--- Start of MATERIAL TO PROCESS ---
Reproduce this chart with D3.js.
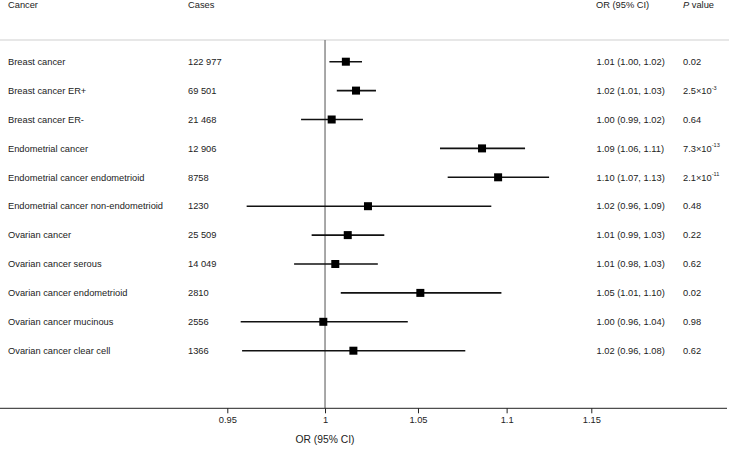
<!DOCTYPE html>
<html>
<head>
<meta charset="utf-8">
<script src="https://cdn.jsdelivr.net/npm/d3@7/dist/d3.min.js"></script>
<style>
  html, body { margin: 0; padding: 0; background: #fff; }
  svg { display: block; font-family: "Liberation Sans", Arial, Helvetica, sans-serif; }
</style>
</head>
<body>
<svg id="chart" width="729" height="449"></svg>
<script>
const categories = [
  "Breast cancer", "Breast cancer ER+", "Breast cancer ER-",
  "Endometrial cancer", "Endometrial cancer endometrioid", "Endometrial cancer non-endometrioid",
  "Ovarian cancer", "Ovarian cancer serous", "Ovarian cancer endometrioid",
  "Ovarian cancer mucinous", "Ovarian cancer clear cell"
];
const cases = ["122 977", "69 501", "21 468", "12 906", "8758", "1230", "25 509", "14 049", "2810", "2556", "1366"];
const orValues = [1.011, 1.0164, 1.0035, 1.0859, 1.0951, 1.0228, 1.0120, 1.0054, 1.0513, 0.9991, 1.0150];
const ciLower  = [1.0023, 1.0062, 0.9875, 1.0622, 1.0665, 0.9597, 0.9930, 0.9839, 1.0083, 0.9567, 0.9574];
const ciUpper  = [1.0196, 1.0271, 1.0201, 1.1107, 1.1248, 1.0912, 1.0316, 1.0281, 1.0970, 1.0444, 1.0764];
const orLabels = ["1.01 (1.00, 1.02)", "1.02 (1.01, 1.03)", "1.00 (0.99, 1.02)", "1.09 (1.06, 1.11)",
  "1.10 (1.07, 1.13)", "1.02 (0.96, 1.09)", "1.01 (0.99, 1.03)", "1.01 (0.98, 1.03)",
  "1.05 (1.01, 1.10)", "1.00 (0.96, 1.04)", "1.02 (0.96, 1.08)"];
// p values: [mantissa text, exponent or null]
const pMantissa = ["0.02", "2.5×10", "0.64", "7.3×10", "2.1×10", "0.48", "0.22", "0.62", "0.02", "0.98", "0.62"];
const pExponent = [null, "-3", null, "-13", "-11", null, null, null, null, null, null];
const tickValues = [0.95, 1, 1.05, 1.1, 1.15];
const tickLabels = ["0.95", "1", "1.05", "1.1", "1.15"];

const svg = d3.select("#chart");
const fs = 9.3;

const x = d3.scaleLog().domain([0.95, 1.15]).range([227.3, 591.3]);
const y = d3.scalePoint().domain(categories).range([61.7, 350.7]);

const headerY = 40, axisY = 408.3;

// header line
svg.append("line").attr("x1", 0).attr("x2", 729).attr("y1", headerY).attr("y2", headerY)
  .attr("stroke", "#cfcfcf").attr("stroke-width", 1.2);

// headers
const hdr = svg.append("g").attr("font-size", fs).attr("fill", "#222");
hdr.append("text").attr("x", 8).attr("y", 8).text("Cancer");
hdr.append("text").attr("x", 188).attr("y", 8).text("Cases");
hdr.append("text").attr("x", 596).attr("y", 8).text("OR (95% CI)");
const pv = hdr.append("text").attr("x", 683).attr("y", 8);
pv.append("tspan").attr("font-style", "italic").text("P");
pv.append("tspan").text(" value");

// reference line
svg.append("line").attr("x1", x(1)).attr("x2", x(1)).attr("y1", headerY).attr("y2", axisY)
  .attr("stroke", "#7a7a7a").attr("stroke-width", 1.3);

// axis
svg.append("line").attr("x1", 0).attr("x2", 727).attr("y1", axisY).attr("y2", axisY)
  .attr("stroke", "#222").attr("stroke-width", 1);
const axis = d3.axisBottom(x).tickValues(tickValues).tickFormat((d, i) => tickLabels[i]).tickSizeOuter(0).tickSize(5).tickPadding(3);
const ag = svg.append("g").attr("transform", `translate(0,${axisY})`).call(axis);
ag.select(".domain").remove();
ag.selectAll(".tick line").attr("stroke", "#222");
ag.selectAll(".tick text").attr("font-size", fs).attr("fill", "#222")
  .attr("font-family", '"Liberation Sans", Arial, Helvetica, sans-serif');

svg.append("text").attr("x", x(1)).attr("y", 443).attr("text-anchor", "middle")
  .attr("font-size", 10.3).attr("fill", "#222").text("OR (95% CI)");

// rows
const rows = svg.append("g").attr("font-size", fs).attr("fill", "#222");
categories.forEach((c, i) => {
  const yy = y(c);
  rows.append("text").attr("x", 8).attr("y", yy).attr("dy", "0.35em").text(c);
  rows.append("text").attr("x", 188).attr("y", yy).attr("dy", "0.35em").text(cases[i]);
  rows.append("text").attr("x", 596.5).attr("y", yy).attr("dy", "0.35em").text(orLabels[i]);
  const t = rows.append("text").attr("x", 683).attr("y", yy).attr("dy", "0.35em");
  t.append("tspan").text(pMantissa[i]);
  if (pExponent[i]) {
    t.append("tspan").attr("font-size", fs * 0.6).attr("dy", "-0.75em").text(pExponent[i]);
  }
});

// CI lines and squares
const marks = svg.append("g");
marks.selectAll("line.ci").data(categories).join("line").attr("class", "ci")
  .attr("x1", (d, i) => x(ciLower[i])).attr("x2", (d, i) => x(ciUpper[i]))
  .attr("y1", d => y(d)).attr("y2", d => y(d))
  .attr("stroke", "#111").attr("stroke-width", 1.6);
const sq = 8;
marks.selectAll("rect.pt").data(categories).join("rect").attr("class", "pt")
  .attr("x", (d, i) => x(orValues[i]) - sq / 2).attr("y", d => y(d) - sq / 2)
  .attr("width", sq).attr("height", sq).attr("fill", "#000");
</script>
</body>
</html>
--- End of MATERIAL TO PROCESS ---
--- Start of MATERIAL TO PROCESS ---
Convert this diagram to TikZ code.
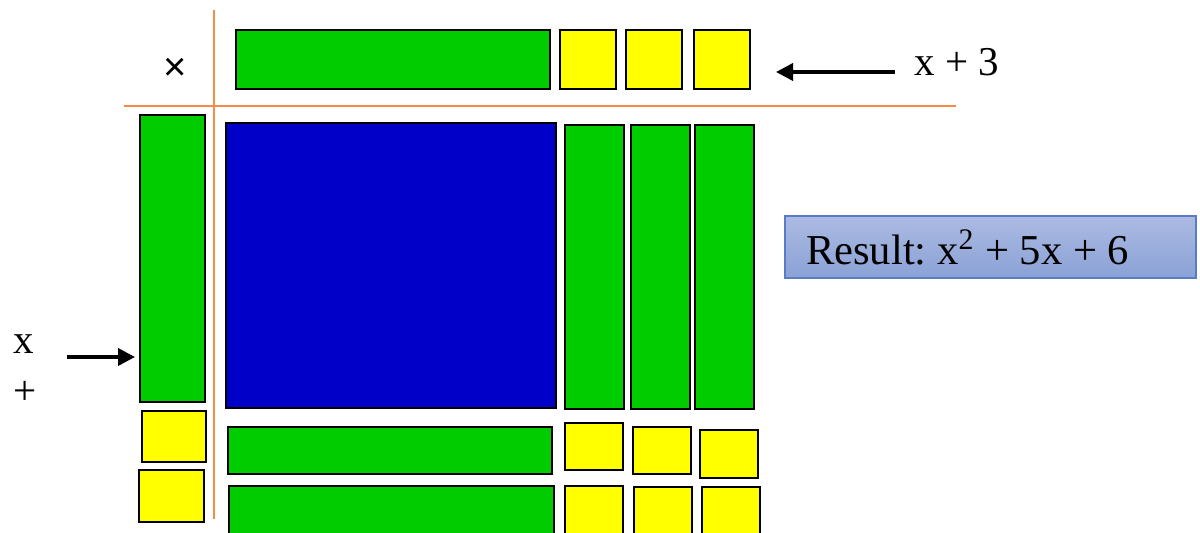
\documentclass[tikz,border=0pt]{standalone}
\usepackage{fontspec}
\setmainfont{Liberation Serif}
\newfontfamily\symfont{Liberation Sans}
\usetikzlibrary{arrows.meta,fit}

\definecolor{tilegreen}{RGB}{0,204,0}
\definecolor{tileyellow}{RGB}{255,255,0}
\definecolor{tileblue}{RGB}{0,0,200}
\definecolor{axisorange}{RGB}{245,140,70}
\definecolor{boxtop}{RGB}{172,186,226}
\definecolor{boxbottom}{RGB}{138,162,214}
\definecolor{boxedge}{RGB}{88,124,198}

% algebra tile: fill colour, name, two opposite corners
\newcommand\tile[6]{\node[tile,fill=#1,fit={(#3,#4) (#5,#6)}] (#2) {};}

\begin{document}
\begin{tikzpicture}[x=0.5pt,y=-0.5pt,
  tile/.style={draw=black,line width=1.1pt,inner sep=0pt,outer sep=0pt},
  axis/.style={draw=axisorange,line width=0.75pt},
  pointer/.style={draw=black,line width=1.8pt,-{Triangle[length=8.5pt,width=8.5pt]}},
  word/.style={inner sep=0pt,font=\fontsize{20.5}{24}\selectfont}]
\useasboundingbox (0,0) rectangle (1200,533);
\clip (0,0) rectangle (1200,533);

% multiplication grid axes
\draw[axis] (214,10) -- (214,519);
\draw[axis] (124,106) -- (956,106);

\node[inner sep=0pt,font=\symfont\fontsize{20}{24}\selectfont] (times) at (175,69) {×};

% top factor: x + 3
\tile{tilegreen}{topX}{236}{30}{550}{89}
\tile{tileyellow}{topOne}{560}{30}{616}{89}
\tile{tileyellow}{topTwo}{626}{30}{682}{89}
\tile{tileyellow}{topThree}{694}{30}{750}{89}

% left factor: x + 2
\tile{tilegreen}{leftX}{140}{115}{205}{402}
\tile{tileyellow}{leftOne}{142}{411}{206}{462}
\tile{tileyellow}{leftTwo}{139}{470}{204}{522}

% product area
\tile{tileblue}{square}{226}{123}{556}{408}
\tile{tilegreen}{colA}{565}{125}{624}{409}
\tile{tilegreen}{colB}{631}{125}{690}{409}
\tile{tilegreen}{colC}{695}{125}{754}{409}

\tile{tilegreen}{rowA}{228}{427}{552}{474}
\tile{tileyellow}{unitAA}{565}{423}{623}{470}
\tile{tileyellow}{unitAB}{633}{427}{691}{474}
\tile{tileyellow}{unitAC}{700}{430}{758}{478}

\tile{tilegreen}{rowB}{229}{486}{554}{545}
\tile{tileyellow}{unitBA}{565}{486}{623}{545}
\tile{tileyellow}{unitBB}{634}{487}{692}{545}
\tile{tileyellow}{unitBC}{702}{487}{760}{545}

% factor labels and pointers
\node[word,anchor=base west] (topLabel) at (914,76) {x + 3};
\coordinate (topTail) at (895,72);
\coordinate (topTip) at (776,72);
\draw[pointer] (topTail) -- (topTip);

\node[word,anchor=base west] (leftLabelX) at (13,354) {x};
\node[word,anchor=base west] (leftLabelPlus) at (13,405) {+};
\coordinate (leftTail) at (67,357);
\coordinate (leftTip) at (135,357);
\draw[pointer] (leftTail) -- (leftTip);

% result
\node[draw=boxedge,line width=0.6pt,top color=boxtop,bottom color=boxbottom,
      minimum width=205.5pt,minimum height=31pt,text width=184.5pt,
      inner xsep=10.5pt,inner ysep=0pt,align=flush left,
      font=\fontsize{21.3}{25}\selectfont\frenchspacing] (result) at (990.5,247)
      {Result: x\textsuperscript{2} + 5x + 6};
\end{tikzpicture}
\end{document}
--- End of MATERIAL TO PROCESS ---
Pick out lines containing the word "chart", each one as written.

▶ _RESPONSE_:
Reproduce this chart with D3.js.
<svg id="chart" width="729" height="449"></svg>
const svg = d3.select("#chart");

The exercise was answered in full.